While at Wood Gundy, he began to create the intermarket work that would later become the IMRA newsletter. He recalls starting with a DOS version of Metastock that he used to print out charts, drawing lines on them with a pen and ruler and taping them together upside down (at times).

The first market review that he put together was in 1988 and was based on annual percentage changes in U.S. M1 versus the equity markets. It ended up going from desk to desk right to the Bank of Canada, which said there was, in fact, no relationship between money supply growth and the equity markets (“which probably explains why I have so little respect for central banks,” he says).

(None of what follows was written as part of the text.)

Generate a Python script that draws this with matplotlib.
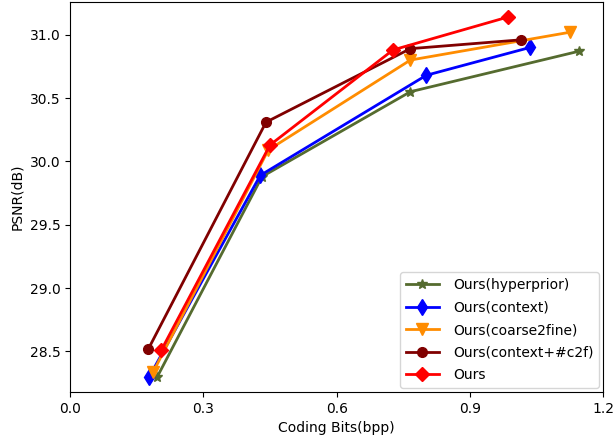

Klombies says his broker career was uninspiring, mainly because he spent way too many hours running charts and too little time prospecting for business. He found that what he liked best was analyzing the markets and what he liked least was selling, marketing, and client service. So he eventually left the business and continued to work on the analysis while doing some trading and consulting.

He has been featured on a number of web sites, interviewed by Reuters TV in London and marketed by Agora Inc. (Daily Reckoning, etc.), but the majority of what he does is done privately and quietly.